I think the length of the toe is a minor problem compared to the lack of development of the bottom and back of the hoof.

If I had the hoof and rads in front of me I might decide to be very conservative about taking anything off, including anything at the toe, for fear that the entire hoof might collapse. For all we know the walls may already be full of nail holes, or crumbling, or who knows what? The horse may not be able to spare any hoof, so the only sensible way to get the toe back would be to take a little at a time, and that can’t be done with a shoe nailed on to a hoof that may already be falling apart.

[QUOTE=JB;n10574227]

Personally,I don’t think the cannon is angle enough to make a difference, and I don’t know how any amount of angling would make P2 and P3 look like they do. Do you have an example that shows otherwise?

No examples but if you’re worried about a dorsiflexed dipj then I rather the cannon be straight up and down.

A year into this and the foot isn’t looking any different, and you’re neither pleased nor concerned? Sure, sole depth is better, but the toe wall is no longer smooth, and the toe is longer though to be fair maybe it’s the end of a cycle.

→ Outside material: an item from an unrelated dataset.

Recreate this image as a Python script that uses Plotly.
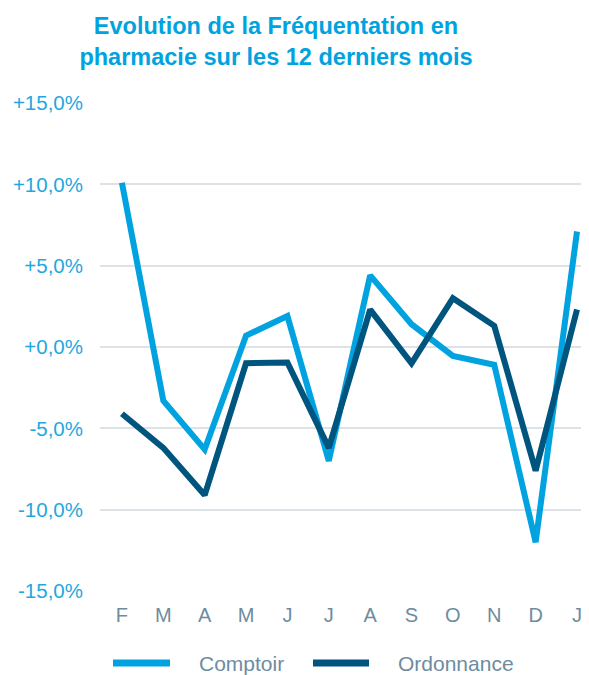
import plotly.graph_objects as go

months = ["F", "M", "A", "M", "J", "J", "A", "S", "O", "N", "D", "J"]
comptoir = [10.1, -3.3, -6.3, 0.7, 1.9, -7.0, 4.4, 1.4, -0.55, -1.1, -12.0, 7.1]
ordonnance = [-4.1, -6.2, -9.1, -1.0, -0.95, -6.2, 2.3, -1.0, 3.0, 1.3, -7.6, 2.3]
series_names = ["Comptoir", "Ordonnance"]
series_colors = ["#00A3E0", "#00557F"]
y_tickvals = [15, 10, 5, 0, -5, -10, -15]
y_ticktext = ["+15,0%", "+10,0%", "+5,0%", "+0,0%", "-5,0%", "-10,0%", "-15,0%"]

x_idx = list(range(len(months)))

W, H = 581, 667  # page body has an 8px margin
L, T, B = 92, 95, 583  # plot area left / top / bottom in figure px
PW, PH = W - L, B - T


def px(fx):
    return (fx - L) / PW


def py(fy):
    return (B - fy) / PH


fig = go.Figure()
for name, vals, col in zip(series_names, [comptoir, ordonnance], series_colors):
    fig.add_trace(go.Scatter(x=x_idx, y=vals, name=name, mode="lines",
                             line=dict(color=col, width=6), showlegend=False))

# custom legend (line sample + label)
legend_items = [(105, 162, 189), (305, 361, 388)]
ly = 655
for (x0, x1, tx), name, col in zip(legend_items, series_names, series_colors):
    fig.add_shape(type="line", xref="paper", yref="paper",
                  x0=px(x0), x1=px(x1), y0=py(ly), y1=py(ly),
                  line=dict(color=col, width=7))
    fig.add_annotation(xref="paper", yref="paper", x=px(tx), y=py(ly),
                       text=name, showarrow=False, xanchor="left", yanchor="middle",
                       font=dict(size=21, color="#6E8CA0"))

fig.update_layout(
    width=W, height=H,
    margin=dict(l=L, r=0, t=T, b=H - B),
    paper_bgcolor="white", plot_bgcolor="white",
    font=dict(family="Liberation Sans, Arial, sans-serif"),
    title=dict(text="<b>Evolution de la Fréquentation en<br>pharmacie sur les 12 derniers mois</b>",
               x=268/W, xref="container", xanchor="center",
               y=1 - 26/H, yanchor="top",
               font=dict(size=23.5, color="#00A3E0")),
    xaxis=dict(tickmode="array", tickvals=x_idx, ticktext=months,
               range=[-0.53, 11.29], showgrid=False, zeroline=False, showline=False,
               tickfont=dict(size=20, color="#6E8CA0"), ticks="", ticklabelstandoff=10),
    yaxis=dict(tickmode="array", tickvals=y_tickvals, ticktext=y_ticktext,
               range=[-15, 15], showgrid=True, gridcolor="#DDE2E6", gridwidth=2,
               zeroline=False, showline=False,
               tickfont=dict(size=20.5, color="#1FA8E0"), ticks="", ticklabelstandoff=16),
    showlegend=False,
)

fig.write_html("out.html")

I’m honestly trying to figure out what circumstances you have personally worked on such that no apparent progress on a foot like this has been made in a year. I am not saying these are easy to fix. I’ve seen some that were, and have seen 2 that did take a couple years to truly resolve, but at the year mark there was still obvious headway.

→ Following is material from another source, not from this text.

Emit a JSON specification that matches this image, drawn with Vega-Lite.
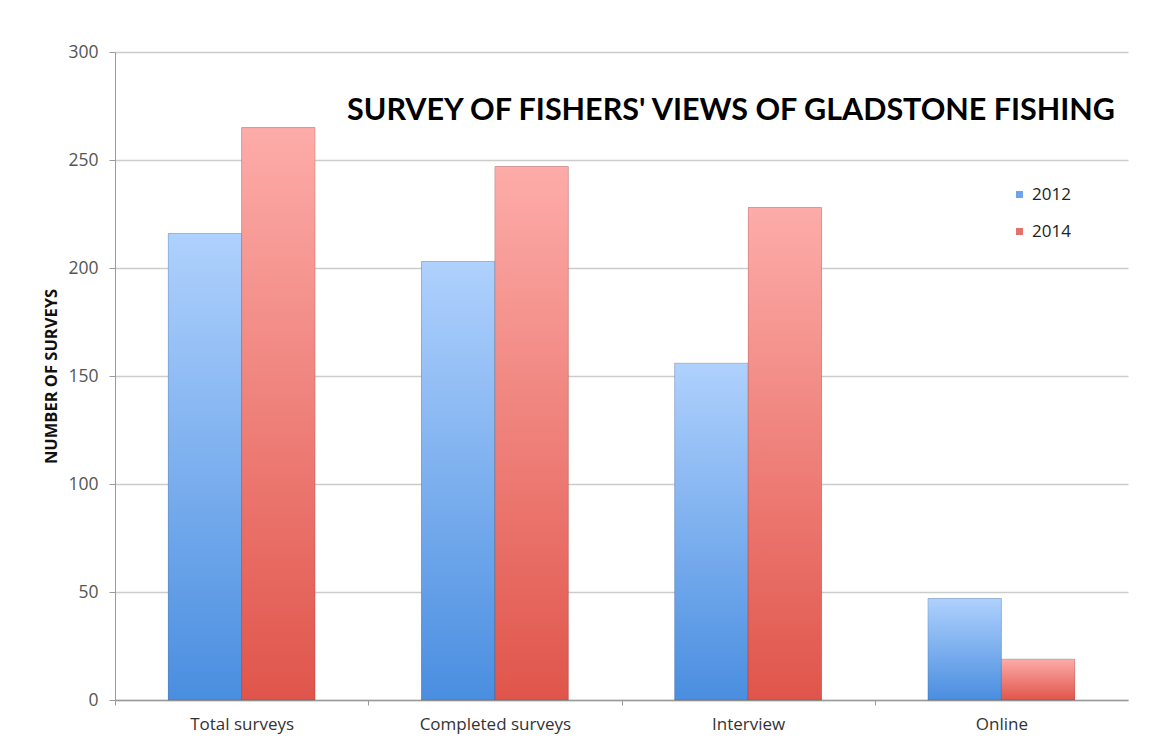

I’ve had some where the foot came around in a shoeing or two. I’ve had ones like this one where very little improvement was ever shown. Actually did one just like this a few days ago. Very little progress but I got him sound.

One thing that gets overlooked is what the horse owner wants, especially when they’ve been dealing with lameness issues. I can’t think of a time where I shod a horse with lameness issues and made him sound where the horse owner had any interest in my grand scheme to get the horse’s feet to where I thought was ideal. Once the horse is sound they don’t want to make any changes!

Is it that you feel the increased sole depth had to come first and now the back of the foot will/might start to stand up?

I doubt the back of this foot is ever going to stand up but yeah get some sole on him and go from there…

The wall should be parallel to p3. With more sole depth the distance from coa to the tip of the toe is further. You also have to consider the height gained. The added height should zero out the added anterior length.

First, hopefully your mare was NPA and currently not NPA!

Palmer and Plantar angles are completely different!

So the toe is actually floated (non weight bearing) and the shoe is a flat shoe at the toe? Was the toe non weight bearing while the flip flop was on?

And now the heel is being floated and the toe is floated at the same time?

@eruss — yes, she was negative plantar angle as per films, and it was visible to the eye as she was bullnosed.
I am not sure how to answer you; farrier rockers the toe, she is shod flat except the heels are floated somewhat by his flattening out the end of the shoe. So she is weight bearing all around except a slight relief in the heel. Does that make sense?
We tried a couple cycles of plain flat shoes to see if she would hold the heels but we were both a bit skeptical she was staying correct so that’s when we modified the shoe to see if that would work, rather than putting her back in flip flops.

ok, you said the foot was rockered but not the shoe. Was just checking.

A large majority of the time it’s because the horse is standing underneath himself behind. Floating the heels doesn’t help because you still have the weight coming down on it.

Without seeing the horse, if the foot is bullnosed set the shoe about a 1/2 inch forward of the toe, add a rim pad or par and soft pour or impression material.